Exercise details
Pictures do not belong in your copy. Repeat all the other data exactly.

-- Source excerpt start --

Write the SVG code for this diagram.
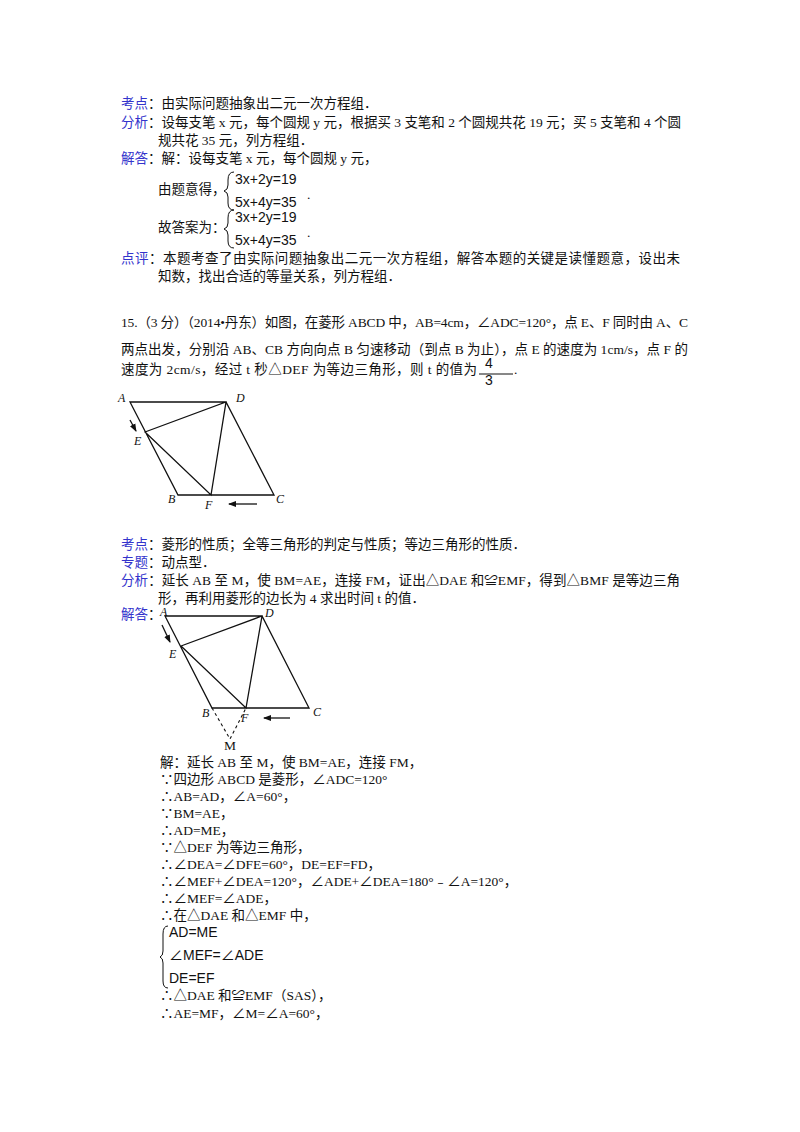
<svg xmlns="http://www.w3.org/2000/svg" width="800" height="1132" viewBox="0 0 800 1132">
<style>
text{font-family:"Liberation Serif","Noto Sans CJK SC",serif;font-size:13.5px;fill:#111}
.b{fill:#3333cc}
.m{font-family:"Liberation Sans","Noto Sans CJK SC",sans-serif;font-size:14px}
.l{font-style:italic;font-size:12px}
.ln{stroke:#111;stroke-width:1.3;fill:none}
.d{stroke:#111;stroke-width:1.1;fill:none;stroke-dasharray:3,3}
.br{stroke:#111;stroke-width:1;fill:none}
</style>
<defs><marker id="ah" markerWidth="8" markerHeight="8" refX="7" refY="4" orient="auto" markerUnits="userSpaceOnUse"><path d="M0,1 L8,4 L0,7 Z" fill="#111"/></marker></defs>
<rect width="800" height="1132" fill="#fff"/>
<g id="part1">
<text x="121" y="108"><tspan class="b">考点</tspan>：由实际问题抽象出二元一次方程组．</text>
<text x="121" y="127" textLength="560" lengthAdjust="spacing"><tspan class="b">分析</tspan>：设每支笔 x 元，每个圆规 y 元，根据买 3 支笔和 2 个圆规共花 19 元；买 5 支笔和 4 个圆</text>
<text x="158" y="145">规共花 35 元，列方程组．</text>
<text x="121" y="163"><tspan class="b">解答</tspan>：解：设每支笔 x 元，每个圆规 y 元，</text>
<text x="158" y="194">由题意得，</text>
<path class="br" d="M234,172 Q228,172 228,180 L228,185 Q228,190 224,191 Q228,192 228,197 L228,203 Q228,210 234,210"/>
<text class="m" x="235" y="184">3x+2y=19</text>
<text class="m" x="235" y="207">5x+4y=35</text><text x="307" y="199">.</text>
<text x="158" y="232">故答案为：</text>
<path class="br" d="M234,210 Q228,210 228,218 L228,223 Q228,228 224,229 Q228,230 228,235 L228,241 Q228,248 234,248"/>
<text class="m" x="235" y="222">3x+2y=19</text>
<text class="m" x="235" y="245">5x+4y=35</text><text x="307" y="237">.</text>
<text x="121" y="263" textLength="559" lengthAdjust="spacing"><tspan class="b">点评</tspan>：本题考查了由实际问题抽象出二元一次方程组，解答本题的关键是读懂题意，设出未</text>
<text x="158" y="281">知数，找出合适的等量关系，列方程组．</text>
</g>
<g id="question">
<text x="121" y="327" textLength="567" lengthAdjust="spacing">15.（3 分）（2014•丹东）如图，在菱形 ABCD 中，AB=4cm，∠ADC=120°，点 E、F 同时由 A、C</text>
<text x="121" y="354" textLength="567" lengthAdjust="spacing">两点出发，分别沿 AB、CB 方向向点 B 匀速移动（到点 B 为止），点 E 的速度为 1cm/s，点 F 的</text>
<text x="121" y="374" textLength="356" lengthAdjust="spacing">速度为 2cm/s，经过 t 秒△DEF 为等边三角形，则 t 的值为</text>
<line x1="479" y1="374" x2="513" y2="374" stroke="#111"/>
<text class="m" x="485" y="368" font-size="12">4</text>
<text class="m" x="485" y="385" font-size="12">3</text>
<text x="514" y="374">.</text>
</g>
<g id="figure1">
<path class="ln" d="M130,402 L226,402 L274,495 L178,495 Z M145,432 L226,402 L211,495 Z"/>
<line class="ln" x1="130" y1="420" x2="136" y2="431" marker-end="url(#ah)"/>
<line class="ln" x1="257" y1="504" x2="229" y2="504" marker-end="url(#ah)"/>
<text class="l" x="118" y="402">A</text><text class="l" x="236" y="402">D</text>
<text class="l" x="134" y="445">E</text><text class="l" x="168" y="503">B</text>
<text class="l" x="205" y="509">F</text><text class="l" x="276" y="503">C</text>
</g>
<g id="part2">
<text x="121" y="549"><tspan class="b">考点</tspan>：菱形的性质；全等三角形的判定与性质；等边三角形的性质．</text>
<text x="121" y="567"><tspan class="b">专题</tspan>：动点型．</text>
<text x="121" y="585" textLength="559" lengthAdjust="spacing"><tspan class="b">分析</tspan>：延长 AB 至 M，使 BM=AE，连接 FM，证出△DAE 和≌EMF，得到△BMF 是等边三角</text>
<text x="158" y="603">形，再利用菱形的边长为 4 求出时间 t 的值．</text>
<text class="b" x="121" y="619">解答</text><text x="148" y="619">：</text>
</g>
<g id="figure2">
<path class="ln" d="M165,616 L262,616 L309,708 L212,708 Z M181,646 L262,616 L246,708 Z"/>
<path class="d" d="M212,708 L230,739 L246,708"/>
<line class="ln" x1="162" y1="625" x2="170" y2="642" marker-end="url(#ah)"/>
<line class="ln" x1="290" y1="718" x2="264" y2="718" marker-end="url(#ah)"/>
<text class="l" x="160" y="616">A</text><text class="l" x="265" y="617">D</text>
<text class="l" x="169" y="658">E</text><text class="l" x="202" y="717">B</text>
<text class="l" x="241" y="722">F</text><text class="l" x="313" y="716">C</text>
<text x="224" y="750" font-size="12">M</text>
</g>
<g id="solution">
<text x="160" y="767">解：延长 AB 至 M，使 BM=AE，连接 FM，</text>
<text x="160" y="784">∵四边形 ABCD 是菱形，∠ADC=120°</text>
<text x="160" y="801">∴AB=AD，∠A=60°，</text>
<text x="160" y="818">∵BM=AE，</text>
<text x="160" y="835">∴AD=ME，</text>
<text x="160" y="852">∵△DEF 为等边三角形，</text>
<text x="160" y="869">∴∠DEA=∠DFE=60°，DE=EF=FD，</text>
<text x="160" y="886">∴∠MEF+∠DEA=120°，∠ADE+∠DEA=180°﹣∠A=120°，</text>
<text x="160" y="903">∴∠MEF=∠ADE，</text>
<text x="160" y="920">∴在△DAE 和△EMF 中，</text>
<path class="br" d="M168,926 Q163,926 163,934 L163,951 Q163,956 160,957 Q163,958 163,963 L163,981 Q163,988 168,988"/>
<text class="m" x="169" y="937" font-size="13">AD=ME</text>
<text class="m" x="169" y="960" font-size="13">∠MEF=∠ADE</text>
<text class="m" x="169" y="983" font-size="13">DE=EF</text>
<text x="160" y="1000">∴△DAE 和≌EMF（SAS），</text>
<text x="160" y="1018">∴AE=MF，∠M=∠A=60°，</text>
</g>
</svg>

-- Source excerpt end --

Task solution
Write the SVG code for this diagram.
<svg xmlns="http://www.w3.org/2000/svg" width="800" height="1132" viewBox="0 0 800 1132">
<style>
text{font-family:"Liberation Serif","Noto Sans CJK SC",serif;font-size:13.5px;fill:#111}
.b{fill:#3333cc}
.m{font-family:"Liberation Sans","Noto Sans CJK SC",sans-serif;font-size:14px}
.l{font-style:italic;font-size:12px}
.ln{stroke:#111;stroke-width:1.3;fill:none}
.d{stroke:#111;stroke-width:1.1;fill:none;stroke-dasharray:3,3}
.br{stroke:#111;stroke-width:1;fill:none}
</style>
<defs><marker id="ah" markerWidth="8" markerHeight="8" refX="7" refY="4" orient="auto" markerUnits="userSpaceOnUse"><path d="M0,1 L8,4 L0,7 Z" fill="#111"/></marker></defs>
<rect width="800" height="1132" fill="#fff"/>
<g id="part1">
<text x="121" y="108"><tspan class="b">考点</tspan>：由实际问题抽象出二元一次方程组．</text>
<text x="121" y="127" textLength="560" lengthAdjust="spacing"><tspan class="b">分析</tspan>：设每支笔 x 元，每个圆规 y 元，根据买 3 支笔和 2 个圆规共花 19 元；买 5 支笔和 4 个圆</text>
<text x="158" y="145">规共花 35 元，列方程组．</text>
<text x="121" y="163"><tspan class="b">解答</tspan>：解：设每支笔 x 元，每个圆规 y 元，</text>
<text x="158" y="194">由题意得，</text>
<path class="br" d="M234,172 Q228,172 228,180 L228,185 Q228,190 224,191 Q228,192 228,197 L228,203 Q228,210 234,210"/>
<text class="m" x="235" y="184">3x+2y=19</text>
<text class="m" x="235" y="207">5x+4y=35</text><text x="307" y="199">.</text>
<text x="158" y="232">故答案为：</text>
<path class="br" d="M234,210 Q228,210 228,218 L228,223 Q228,228 224,229 Q228,230 228,235 L228,241 Q228,248 234,248"/>
<text class="m" x="235" y="222">3x+2y=19</text>
<text class="m" x="235" y="245">5x+4y=35</text><text x="307" y="237">.</text>
<text x="121" y="263" textLength="559" lengthAdjust="spacing"><tspan class="b">点评</tspan>：本题考查了由实际问题抽象出二元一次方程组，解答本题的关键是读懂题意，设出未</text>
<text x="158" y="281">知数，找出合适的等量关系，列方程组．</text>
</g>
<g id="question">
<text x="121" y="327" textLength="567" lengthAdjust="spacing">15.（3 分）（2014•丹东）如图，在菱形 ABCD 中，AB=4cm，∠ADC=120°，点 E、F 同时由 A、C</text>
<text x="121" y="354" textLength="567" lengthAdjust="spacing">两点出发，分别沿 AB、CB 方向向点 B 匀速移动（到点 B 为止），点 E 的速度为 1cm/s，点 F 的</text>
<text x="121" y="374" textLength="356" lengthAdjust="spacing">速度为 2cm/s，经过 t 秒△DEF 为等边三角形，则 t 的值为</text>
<line x1="479" y1="374" x2="513" y2="374" stroke="#111"/>
<text class="m" x="485" y="368" font-size="12">4</text>
<text class="m" x="485" y="385" font-size="12">3</text>
<text x="514" y="374">.</text>
</g>
<g id="figure1">
<path class="ln" d="M130,402 L226,402 L274,495 L178,495 Z M145,432 L226,402 L211,495 Z"/>
<line class="ln" x1="130" y1="420" x2="136" y2="431" marker-end="url(#ah)"/>
<line class="ln" x1="257" y1="504" x2="229" y2="504" marker-end="url(#ah)"/>
<text class="l" x="118" y="402">A</text><text class="l" x="236" y="402">D</text>
<text class="l" x="134" y="445">E</text><text class="l" x="168" y="503">B</text>
<text class="l" x="205" y="509">F</text><text class="l" x="276" y="503">C</text>
</g>
<g id="part2">
<text x="121" y="549"><tspan class="b">考点</tspan>：菱形的性质；全等三角形的判定与性质；等边三角形的性质．</text>
<text x="121" y="567"><tspan class="b">专题</tspan>：动点型．</text>
<text x="121" y="585" textLength="559" lengthAdjust="spacing"><tspan class="b">分析</tspan>：延长 AB 至 M，使 BM=AE，连接 FM，证出△DAE 和≌EMF，得到△BMF 是等边三角</text>
<text x="158" y="603">形，再利用菱形的边长为 4 求出时间 t 的值．</text>
<text class="b" x="121" y="619">解答</text><text x="148" y="619">：</text>
</g>
<g id="figure2">
<path class="ln" d="M165,616 L262,616 L309,708 L212,708 Z M181,646 L262,616 L246,708 Z"/>
<path class="d" d="M212,708 L230,739 L246,708"/>
<line class="ln" x1="162" y1="625" x2="170" y2="642" marker-end="url(#ah)"/>
<line class="ln" x1="290" y1="718" x2="264" y2="718" marker-end="url(#ah)"/>
<text class="l" x="160" y="616">A</text><text class="l" x="265" y="617">D</text>
<text class="l" x="169" y="658">E</text><text class="l" x="202" y="717">B</text>
<text class="l" x="241" y="722">F</text><text class="l" x="313" y="716">C</text>
<text x="224" y="750" font-size="12">M</text>
</g>
<g id="solution">
<text x="160" y="767">解：延长 AB 至 M，使 BM=AE，连接 FM，</text>
<text x="160" y="784">∵四边形 ABCD 是菱形，∠ADC=120°</text>
<text x="160" y="801">∴AB=AD，∠A=60°，</text>
<text x="160" y="818">∵BM=AE，</text>
<text x="160" y="835">∴AD=ME，</text>
<text x="160" y="852">∵△DEF 为等边三角形，</text>
<text x="160" y="869">∴∠DEA=∠DFE=60°，DE=EF=FD，</text>
<text x="160" y="886">∴∠MEF+∠DEA=120°，∠ADE+∠DEA=180°﹣∠A=120°，</text>
<text x="160" y="903">∴∠MEF=∠ADE，</text>
<text x="160" y="920">∴在△DAE 和△EMF 中，</text>
<path class="br" d="M168,926 Q163,926 163,934 L163,951 Q163,956 160,957 Q163,958 163,963 L163,981 Q163,988 168,988"/>
<text class="m" x="169" y="937" font-size="13">AD=ME</text>
<text class="m" x="169" y="960" font-size="13">∠MEF=∠ADE</text>
<text class="m" x="169" y="983" font-size="13">DE=EF</text>
<text x="160" y="1000">∴△DAE 和≌EMF（SAS），</text>
<text x="160" y="1018">∴AE=MF，∠M=∠A=60°，</text>
</g>
</svg>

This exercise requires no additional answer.